(Source data)
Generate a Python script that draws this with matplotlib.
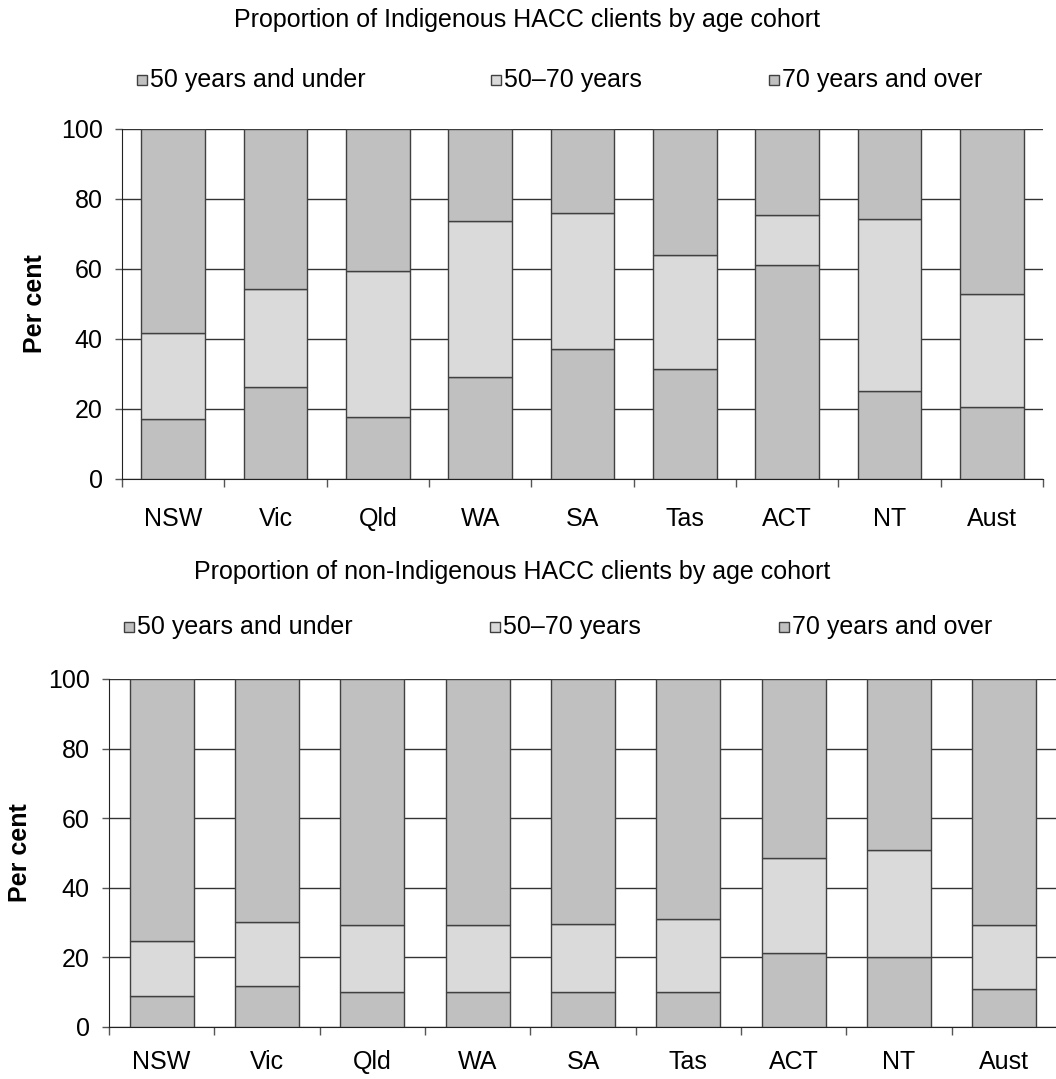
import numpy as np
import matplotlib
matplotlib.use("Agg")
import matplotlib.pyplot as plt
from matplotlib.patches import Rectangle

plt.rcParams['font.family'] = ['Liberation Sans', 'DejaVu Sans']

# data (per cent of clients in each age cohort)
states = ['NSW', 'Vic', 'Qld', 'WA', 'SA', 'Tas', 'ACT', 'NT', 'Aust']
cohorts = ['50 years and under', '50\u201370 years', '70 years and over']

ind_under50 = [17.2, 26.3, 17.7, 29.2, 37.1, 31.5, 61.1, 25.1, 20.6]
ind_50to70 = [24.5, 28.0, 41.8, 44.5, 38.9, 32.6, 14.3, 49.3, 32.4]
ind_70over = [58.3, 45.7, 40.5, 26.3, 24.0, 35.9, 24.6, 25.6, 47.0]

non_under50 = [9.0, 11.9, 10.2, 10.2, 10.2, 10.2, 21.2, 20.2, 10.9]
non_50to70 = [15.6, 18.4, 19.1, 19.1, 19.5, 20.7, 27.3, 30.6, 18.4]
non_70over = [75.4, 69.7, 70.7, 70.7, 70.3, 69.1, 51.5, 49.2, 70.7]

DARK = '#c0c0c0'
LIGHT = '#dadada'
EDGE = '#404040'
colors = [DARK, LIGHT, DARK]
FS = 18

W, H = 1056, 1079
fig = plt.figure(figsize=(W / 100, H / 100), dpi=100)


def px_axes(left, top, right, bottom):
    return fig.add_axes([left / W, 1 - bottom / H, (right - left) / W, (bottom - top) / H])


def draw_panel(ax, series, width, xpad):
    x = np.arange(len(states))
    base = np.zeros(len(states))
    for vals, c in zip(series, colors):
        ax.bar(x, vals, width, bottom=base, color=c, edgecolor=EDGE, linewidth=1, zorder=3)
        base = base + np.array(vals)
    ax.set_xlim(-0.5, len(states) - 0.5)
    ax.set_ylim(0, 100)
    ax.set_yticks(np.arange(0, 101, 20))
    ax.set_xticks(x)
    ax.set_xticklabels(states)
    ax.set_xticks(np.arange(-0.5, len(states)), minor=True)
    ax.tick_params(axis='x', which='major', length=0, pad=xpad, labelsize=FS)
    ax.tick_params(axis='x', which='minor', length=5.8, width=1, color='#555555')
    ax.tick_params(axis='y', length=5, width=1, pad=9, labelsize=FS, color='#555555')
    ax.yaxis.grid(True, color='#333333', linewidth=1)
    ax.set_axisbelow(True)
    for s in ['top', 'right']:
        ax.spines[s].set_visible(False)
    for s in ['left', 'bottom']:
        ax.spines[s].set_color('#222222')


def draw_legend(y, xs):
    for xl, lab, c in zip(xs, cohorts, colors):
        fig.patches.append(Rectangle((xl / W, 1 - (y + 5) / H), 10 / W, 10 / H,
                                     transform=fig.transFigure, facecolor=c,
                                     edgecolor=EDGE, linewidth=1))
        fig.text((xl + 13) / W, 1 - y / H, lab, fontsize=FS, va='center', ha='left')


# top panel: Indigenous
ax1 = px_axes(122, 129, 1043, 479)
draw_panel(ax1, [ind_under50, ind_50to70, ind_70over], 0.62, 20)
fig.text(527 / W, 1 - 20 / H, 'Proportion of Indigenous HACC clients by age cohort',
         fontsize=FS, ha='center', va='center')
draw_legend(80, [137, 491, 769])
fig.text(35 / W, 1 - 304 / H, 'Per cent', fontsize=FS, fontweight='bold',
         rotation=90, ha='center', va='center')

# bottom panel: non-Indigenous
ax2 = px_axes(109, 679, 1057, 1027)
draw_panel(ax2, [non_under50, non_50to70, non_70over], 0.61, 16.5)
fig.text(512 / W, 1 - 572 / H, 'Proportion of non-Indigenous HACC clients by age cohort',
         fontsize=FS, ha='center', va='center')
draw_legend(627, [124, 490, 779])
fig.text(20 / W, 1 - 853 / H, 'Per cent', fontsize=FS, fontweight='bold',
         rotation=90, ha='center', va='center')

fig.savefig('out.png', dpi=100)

(Stated problem)
Write out an exact copy of the listing, first line through the line containing "return fig.add_axes([left /", with the pictures left out.

(Completed task)
Generate a Python script that draws this with matplotlib.
import numpy as np
import matplotlib
matplotlib.use("Agg")
import matplotlib.pyplot as plt
from matplotlib.patches import Rectangle

plt.rcParams['font.family'] = ['Liberation Sans', 'DejaVu Sans']

# data (per cent of clients in each age cohort)
states = ['NSW', 'Vic', 'Qld', 'WA', 'SA', 'Tas', 'ACT', 'NT', 'Aust']
cohorts = ['50 years and under', '50\u201370 years', '70 years and over']

ind_under50 = [17.2, 26.3, 17.7, 29.2, 37.1, 31.5, 61.1, 25.1, 20.6]
ind_50to70 = [24.5, 28.0, 41.8, 44.5, 38.9, 32.6, 14.3, 49.3, 32.4]
ind_70over = [58.3, 45.7, 40.5, 26.3, 24.0, 35.9, 24.6, 25.6, 47.0]

non_under50 = [9.0, 11.9, 10.2, 10.2, 10.2, 10.2, 21.2, 20.2, 10.9]
non_50to70 = [15.6, 18.4, 19.1, 19.1, 19.5, 20.7, 27.3, 30.6, 18.4]
non_70over = [75.4, 69.7, 70.7, 70.7, 70.3, 69.1, 51.5, 49.2, 70.7]

DARK = '#c0c0c0'
LIGHT = '#dadada'
EDGE = '#404040'
colors = [DARK, LIGHT, DARK]
FS = 18

W, H = 1056, 1079
fig = plt.figure(figsize=(W / 100, H / 100), dpi=100)


def px_axes(left, top, right, bottom):
    return fig.add_axes([left / W, 1 - bottom / H, (right - left) / W, (bottom - top) / H])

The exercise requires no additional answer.